What happens when good intentions bump up against biblical examples? Specifically related to the church, what happens when an idea based in good intentions meets in scripture an example that is completely different? How should we handle this?
Let's take an example: the construction of large church buildings.
What happens when a church, after much prayer, believes that they are led by the Holy Spirit to construct a new building of some kind? It could be an addition to what they already have or a completely new gathering facility. Either way, the outlay of money is significant but the reason is to minister to both the church body and the surrounding community. Let's say the church doesn't even have to take out a mortgage but instead pays for it in cash (unlikely these days). The new building is constructed with only good intentions.
When we look in the bible we never see a church construct a building in which to gather. The early church met occasionally in the temple and Paul gathered with believers in the Hall of Tyrannus. However, the general practice, especially outside of Jerusalem, was to meet in homes. Also, please note that those buildings were not constructed by churches. They already existed.
What do we do in this situation? A church, with good intentions, believes that the Holy Spirit has led them to construct a new building. They believe this so much that they even have a special service "dedicating the building to God." They are determined to serve both the saved and lost through the new edifice. Meanwhile, the scriptures never hint that churches should build gathering places. Instead the model is generally home meetings, with occasional gatherings in pre-existing buildings.
In this situation we actually have a contradiction: a well-intentioned building project contrasting with no new buildings in the bible. What do we do with this? Must we follow the model we see in scripture, or are we free to do what we feel led to do? What if they contradict each other? Are the differences simply cultural and therefore unimportant, or are we to learn something from what the original church was doing?
These are important questions that need to be answered. I think we all agree that either extreme is absurd and incorrect. On the one hand we can't simply say that we have good intentions and/or say that the Holy Spirit led us, and then proceed to do blatantly unbiblical things (such as embrace false gospels or gross immorality). On the other hand, we also don't have to follow the biblical model so exactly that we move to Israel or Greece, wear loose fitting garments, and read from scrolls.
But what do we do when the situation is, for lack of a better term, somewhat gray? For example, what about buildings?
I believe we must begin with what we know for certain. We know that the early church did not construct buildings. They seem to have had more than simply pragmatic reasons for this. Small gathering places led more naturally to community in Christ. Also, they were then free to give to the poor instead of a building fund. In the end, we know they didn't build church buildings.
What about those who say that they have good intentions, prayed about it, and were led by the Holy Spirit to build their new edifice? My question to them is, "How do you know what the Spirit led you to do?" If they say that they "just knew," then I start to really have doubts.

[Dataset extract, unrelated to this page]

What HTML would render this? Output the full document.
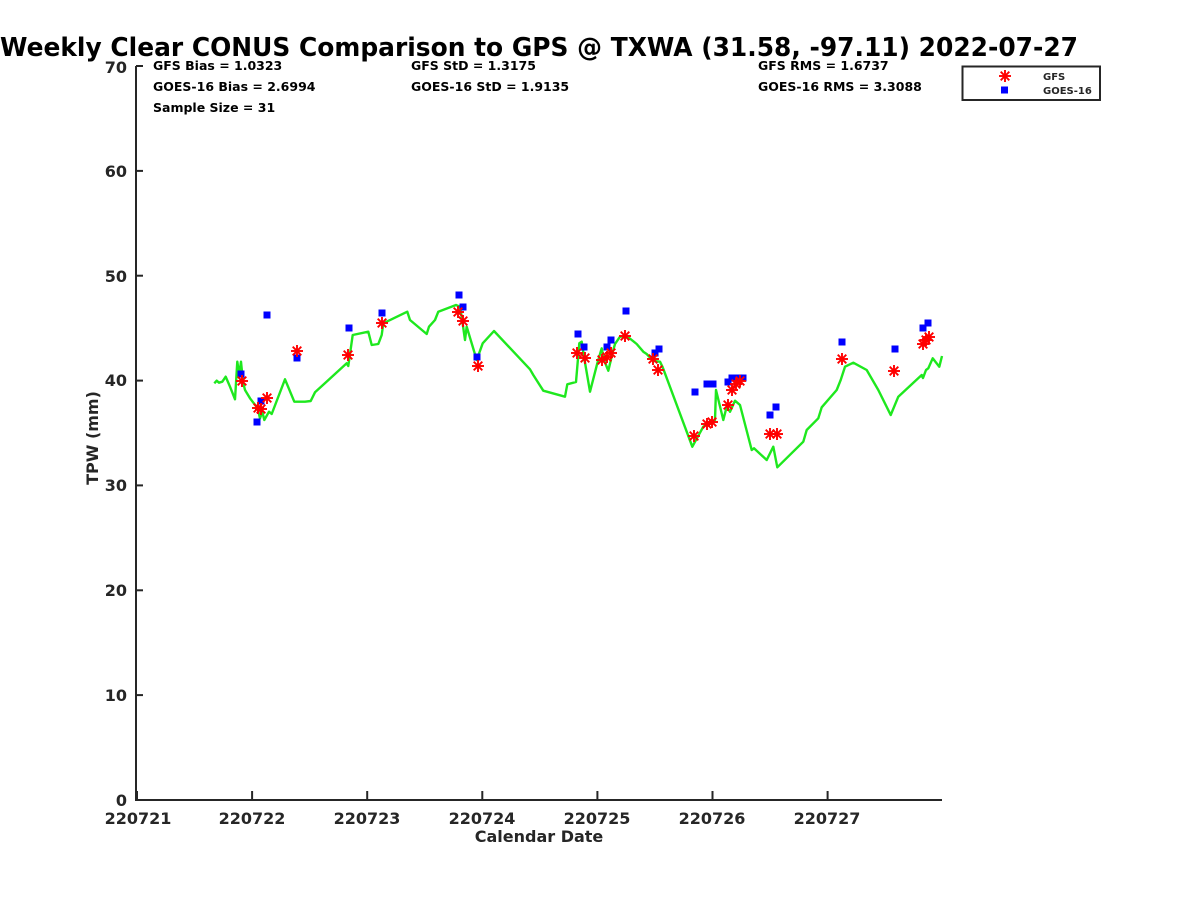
<!DOCTYPE html>
<html><head><meta charset="utf-8"><style>
html,body{margin:0;padding:0;background:#fff;}
svg{display:block;}
text{font-family:"DejaVu Sans","Liberation Sans",sans-serif;font-weight:bold;}
</style></head><body>
<svg width="1200" height="900" viewBox="0 0 1200 900" xmlns="http://www.w3.org/2000/svg">
<defs>
<g id="a" stroke="#ff0000" stroke-width="1.9" fill="none">
<line x1="-6" y1="0" x2="6" y2="0"/><line x1="0" y1="-6" x2="0" y2="6"/>
<line x1="-4.3" y1="-4.3" x2="4.3" y2="4.3"/><line x1="-4.3" y1="4.3" x2="4.3" y2="-4.3"/>
</g>
<rect id="b" x="-3.5" y="-3.5" width="7" height="7" fill="#0000ff"/>
</defs>
<rect width="1200" height="900" fill="#fff"/>
<text x="0" y="56" font-size="25.5" fill="#000" textLength="1078" lengthAdjust="spacingAndGlyphs">Weekly Clear CONUS Comparison to GPS @ TXWA (31.58, -97.11) 2022-07-27</text>

<!-- axes -->
<g stroke="#262626" stroke-width="2" fill="none">
<line x1="136" y1="66" x2="136" y2="801"/>
<line x1="135" y1="800" x2="942" y2="800"/>
<line x1="136" y1="66" x2="143" y2="66"/>
<line x1="136" y1="170.9" x2="143" y2="170.9"/>
<line x1="136" y1="275.7" x2="143" y2="275.7"/>
<line x1="136" y1="380.6" x2="143" y2="380.6"/>
<line x1="136" y1="485.4" x2="143" y2="485.4"/>
<line x1="136" y1="590.3" x2="143" y2="590.3"/>
<line x1="136" y1="695.1" x2="143" y2="695.1"/>
<line x1="137" y1="800" x2="137" y2="791"/>
<line x1="252.1" y1="800" x2="252.1" y2="791"/>
<line x1="367.2" y1="800" x2="367.2" y2="791"/>
<line x1="482.3" y1="800" x2="482.3" y2="791"/>
<line x1="597.4" y1="800" x2="597.4" y2="791"/>
<line x1="712.5" y1="800" x2="712.5" y2="791"/>
<line x1="827.6" y1="800" x2="827.6" y2="791"/>
</g>
<g font-size="16" fill="#262626" text-anchor="end">
<text x="127" y="73">70</text>
<text x="127" y="177">60</text>
<text x="127" y="282">50</text>
<text x="127" y="386">40</text>
<text x="127" y="491">30</text>
<text x="127" y="596">20</text>
<text x="127" y="701">10</text>
<text x="127" y="806">0</text>
</g>
<g font-size="16" fill="#262626" text-anchor="middle">
<text x="138" y="824">220721</text>
<text x="252" y="824">220722</text>
<text x="367" y="824">220723</text>
<text x="482" y="824">220724</text>
<text x="597" y="824">220725</text>
<text x="712" y="824">220726</text>
<text x="827" y="824">220727</text>
<text x="539" y="842">Calendar Date</text>
<text transform="translate(98,438) rotate(-90)">TPW (mm)</text>
</g>

<!-- stats -->
<g font-size="12.5" fill="#000">
<text x="153" y="70">GFS Bias = 1.0323</text>
<text x="153" y="91">GOES-16 Bias = 2.6994</text>
<text x="153" y="112">Sample Size = 31</text>
<text x="411" y="70">GFS StD = 1.3175</text>
<text x="411" y="91">GOES-16 StD = 1.9135</text>
<text x="758" y="70">GFS RMS = 1.6737</text>
<text x="758" y="91">GOES-16 RMS = 3.3088</text>
</g>

<!-- legend -->
<rect x="962.5" y="66.5" width="137.5" height="33.5" fill="#fff" stroke="#262626" stroke-width="2"/>
<use href="#a" x="1005" y="76"/>
<use href="#b" x="1004.5" y="90"/>
<g font-size="10" fill="#262626">
<text x="1043" y="80">GFS</text>
<text x="1043" y="94">GOES-16</text>
</g>

<!-- GPS line -->
<polyline fill="none" stroke="#1ee81e" stroke-width="2.4" stroke-linejoin="round" points="214.3,383.3 216.7,380.7 219,382.7 222.3,381.7 225.7,376.7 230,386.7 235,399.3 237.3,361.7 239.3,375 241,361.7 243,382 245,390 250,398.3 257.7,408.3 260,418.3 262.3,411.7 264.3,420 269,411.7 271.7,414 285,379.3 294.3,401.7 305,401.7 310.7,401 315,392.3 346.7,363.3 348.3,366 352.7,335 368.3,331.7 371.7,345 378.3,344 381.7,335 383.3,323.3 407.3,311.7 410,320 426.7,334 429,326.7 435,320 438.3,311.7 456,305 460,306.7 461.7,316.7 465,340 466.7,326.7 476.7,360 482.7,343.3 494,331 530,369.3 533.3,375 543.3,390.7 565,396.7 567.3,384.3 576,382 579.3,343.3 581.7,341.7 584,356.7 590,391.7 597.3,363.3 601.7,348.3 604,360 608.3,370.7 613.3,350 615,344 620,336.7 626.7,336 636.7,344 643.3,351.7 646.7,354 653.3,361 660,361.7 662.7,367.3 692.3,446.7 703.3,426.7 708,424 715,420 716,390 723.3,420 726.7,406.7 730,411.7 735,400.7 740,405 751.7,450 754,448.3 766.7,460 773.3,446.7 777.3,467.3 803.3,441.7 806.7,430 818.3,418.3 821.7,407.3 836.7,390 840.7,380 845,366.7 853.3,362.7 866.7,370 878.3,390 890.7,415 898.3,396.7 921.7,375 923,378 926,370 928.3,368.3 932.7,358.3 939.3,366.7 942,356"/>

<!-- GOES-16 squares -->
<g>
<use href="#b" x="241" y="374"/><use href="#b" x="257" y="422"/><use href="#b" x="261" y="401"/>
<use href="#b" x="267" y="315"/><use href="#b" x="297" y="358"/><use href="#b" x="349" y="328"/>
<use href="#b" x="382" y="313"/><use href="#b" x="459" y="295"/><use href="#b" x="463" y="307"/>
<use href="#b" x="477" y="357"/><use href="#b" x="578" y="334"/><use href="#b" x="584" y="347"/>
<use href="#b" x="607" y="347"/><use href="#b" x="611" y="340"/><use href="#b" x="626" y="311"/>
<use href="#b" x="655" y="353"/><use href="#b" x="659" y="349"/><use href="#b" x="695" y="392"/>
<use href="#b" x="707" y="384"/><use href="#b" x="713" y="384"/><use href="#b" x="728" y="382"/>
<use href="#b" x="732" y="378"/><use href="#b" x="737" y="378"/><use href="#b" x="743" y="378"/>
<use href="#b" x="770" y="415"/><use href="#b" x="776" y="407"/><use href="#b" x="842" y="342"/>
<use href="#b" x="895" y="349"/><use href="#b" x="923" y="328"/><use href="#b" x="928" y="323"/>
</g>

<!-- GFS asterisks -->
<g>
<use href="#a" x="242" y="381"/><use href="#a" x="258" y="408"/><use href="#a" x="261" y="409"/>
<use href="#a" x="267" y="398"/><use href="#a" x="297" y="351"/><use href="#a" x="348" y="355"/>
<use href="#a" x="382" y="323"/><use href="#a" x="458" y="312"/><use href="#a" x="463" y="321"/>
<use href="#a" x="478" y="366"/><use href="#a" x="577" y="353"/><use href="#a" x="585" y="358"/>
<use href="#a" x="602" y="360"/><use href="#a" x="607" y="357"/><use href="#a" x="611" y="353"/>
<use href="#a" x="625" y="336"/><use href="#a" x="653" y="359"/><use href="#a" x="658" y="370"/>
<use href="#a" x="694" y="436"/><use href="#a" x="707" y="424"/><use href="#a" x="712" y="422"/>
<use href="#a" x="728" y="405"/><use href="#a" x="732" y="390"/><use href="#a" x="736" y="384"/>
<use href="#a" x="740" y="381"/><use href="#a" x="770" y="434"/><use href="#a" x="777" y="434"/>
<use href="#a" x="842" y="359"/><use href="#a" x="894" y="371"/><use href="#a" x="923" y="344"/>
<use href="#a" x="926" y="340"/><use href="#a" x="929" y="337"/>
</g>
</svg>
</body></html>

If they say that they were all in agreement, I could respond by saying that groups can make wrong decisions. If they say that the felt positive about it, I could say that I feel negative. This becomes extremely subjective.
We need to remember that the Holy Spirit inspired scripture and has given us all we need to know in scripture (for faith and practice). The Spirit testifies to the truths of scripture.
In making decisions, we need to look somewhere objective. We have that in the bible.
(There are certainly areas of freedom in this life that are not specifically addressed in scripture. I think the use of alcohol, for example, is one of these. It is not directly addressed in scripture - use not abuse - so we have freedom there. In this post I'm talking about what is directly modeled for us).
When good intentions bump up against the biblical model, I'll go with the biblical model. As for the construction of church buildings, it really doesn't matter what people's intentions are or how they feel about it. Those buildings go directly against what we have modeled for us in the bible. The bible is objective in that we can read it and understand it. We may disagree on its interpretation, but we can still comprehend it.
Intentions must bow before scripture both in what is commanded and modeled. Otherwise, almost any issue can become subjective and lead to all sorts of damaging conclusions.